4.  Environmental Justice

The new law requires applications to include an extensive discussion of environmental justice issues, and a cumulative impact analysis of air quality within a half-mile of the facility, looking at a broad range of air pollutants. (PSL §164(F), (G).)  Moreover, “if the Board finds that the facility results in or contributes to a significant and adverse disproportionate environmental impact in the community in which the facility would be located, the applicant will avoid, offset or minimize the impacts caused by the facility upon the local community.” PSL § 168.3(D).

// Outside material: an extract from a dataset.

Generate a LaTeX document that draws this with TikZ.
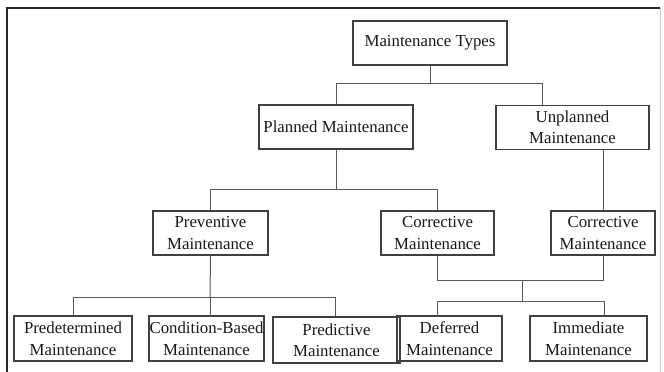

II. Increasing Solar Photovoltaic Generation in New York State 

The third portion of the PNY Act requires that a study be conducted with respect to increasing photovoltaic generation in the state.  (PNY Act § 22).  The Act states that increasing solar energy generation “represents a significant opportunity for the development of the State’s clean energy economic sector and the creation of new high technology jobs in New York” and authorizes NYSERDA, in consultation with the Department of Public Service, to conduct a study to increase generation from photovoltaic devices in New York.  Specifically, the study is to analyze administrative and policy options to achieve the goal of 2,500 megawatts of generation by 2020 and 5,000 megawatts by 2025.  The study is also to include an analysis of the per-megawatt cost of achieving the above-stated goals, as well as analyses of the economic, job creation and environmental benefits that would result from those targets.  NYSERDA is to report the findings and recommendations of the study to the Governor and the Legislature no later than January 31, 2012.  (PNY Act § 22).